Saisie, pour apprécier la constitutionnalité de cette loi qui a suspendu le RENA, la Cour Constitutionnelle par décision en date du 27 décembre 2005 a jugé conforme à la constitution la loi 2005 – 41 portant suspension pour l’élection présidentielle de mars 2006 par la loi n° 2005 – 14 du 28 juillet 2005 portant règles générales pour les élections en République du Bénin.
Fort de cet antécédent et pour éviter tout blocage qui pourrait provoquer une situation politique très tendue et assurer des élections transparentes, la LEPI ne pouvant plus être corrigée faute de moyens, il est du devoir des députés de voter une loi modifiant ou abrogeant la loi instituant la LEPI dite complète.
Cette mesure préventive constituera un palliatif contre tout blocage. Concrètement, il faudra revenir à l’état d’avant l’institution de la Lépi et prévoir une loi dérogatoire qui servira de base à l’organisation des élections comme ce fût le cas en 2001 et en 2006.
Cette solution sera sans nul doute entérinée par la Cour Constitutionnelle lorsqu’elle sera saisie pour se prononcer éventuellement sur la conformité de ladite loi à la constitution. Car à la vérité, l’objectif recherché en définitive, est de limiter au maximum le manque de transparence liée à l’organisation des élections qu’elles soient communales, législatives ou présidentielles sur la base de la LEPI.

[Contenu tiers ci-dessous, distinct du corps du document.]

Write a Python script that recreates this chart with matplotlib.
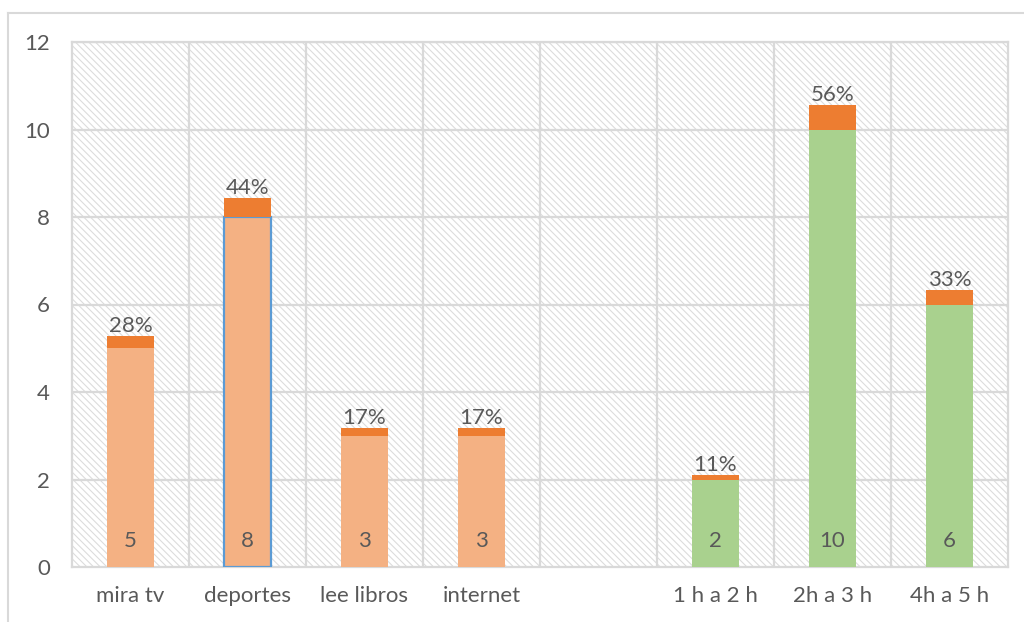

Par ailleurs, face à l’urgence, deux mesures supplémentaires paraissent nécessaires pour donner de l’efficacité au vote de cette loi dérogatoire : la suppression du Cos-Lépi, institution budgétivore et inefficace d’une part, et la convocation par le gouvernement du corps électoral, d’autre part.
Avec la suppression du Cos –Lépi, l’organisation pratique des élections serait confiée à la CENA.
Ainsi, la convocation par le gouvernement dès à présent du corps électoral mettra les députés en face de leurs responsabilités afin qu’ils s’acquittent de leur mission, savoir le vote de la loi dérogatoire.